Flashcards in Topic 3 - Origins Of Mutation Deck (15):
In terms of heritability and evolutionary change, what is the essential difference between germ-line and somatic cells?
The germ-line cells contribute to the next generation via the production of gametes, while the somatic cells do not. Thus mutations in germ-line cells are inherited by the offspring, while mutations in somatic cells are not.
recall the enzyme that is essential to DNA replication.
What are pseudogenes?
Non-functional copies of a gene, which, if transcribed, produce an inactive protein.
Why are pseudogenes useful for studying the rate at which DNA sequences acquire mutations?
Unlike expressed and functional genes, pseudogenes do not express a product. There is therefore no selection against sequence changes in a pseudogene.
Explain misincorporation in DNA replication.
Occasionally an incorrect nucleotide is incorporated in the nascent (growing) DNA strand. This may occur purely by chance, or as a result of a chemically damaged nucleotide residue in the template strand permitting an inappropriate base pairing with the incoming nucleotide.
Why might errors in DNA replication have a more severe effect on an organism than errors in transcription or translation?
Errors in DNA replication are perpetuated through subsequent cell divisions (and indeed, where they occur in the germ line, are carried on to the next generation), whereas transcription and translation errors are not.
What might you expect the consequences to be of replacing a cytosine base with a uracil base?

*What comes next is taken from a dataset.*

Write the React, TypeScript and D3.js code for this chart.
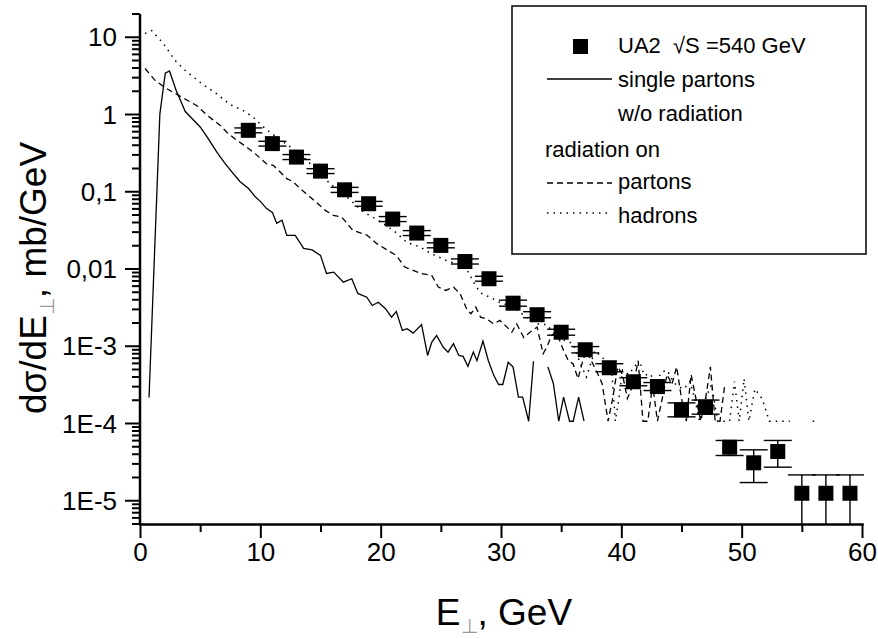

Uracil (like thymine, its counterpart in DNA) pairs with adenine, and uncorrected deamination of cytosine to uracil will lead to a change from a C:G base pair to a U:A base pair in the first round of replication.
What is an apurinic site?
Where a purine base has been lost from a DNA strand.
What effect would a single base pair deletion in an open reading frame have on the gene?
A single base pair deletion would cause a frameshift.
Explain base excision repair (BER)
The process of scanning and removal of single damaged bases or nucleotides, particularly depurinated or deaminated bases.
Explain nucleotide excision repair (NER)
A DNA repair mechanism that recognises damaged or modified bases (such as thymidine) and excises the damaged nucleotide prior to repair of the DNA molecule.
Explain mismatch repair (MMR)
A form of DNA repair that identifies mismatched bases in a DNA molecule and replaces the mismatched base with the correct base.
Explain non-homologous end-joining (NHEJ) in DNA repair
A mechanism of double-strand break repair that does not make use of sequence homology between the DNA termini that are joined.
Explain homologous end-joining in DNA repair
A mechanism of double-strand break repair that uses the double helix of a homologous chromosome to guide accurate repair.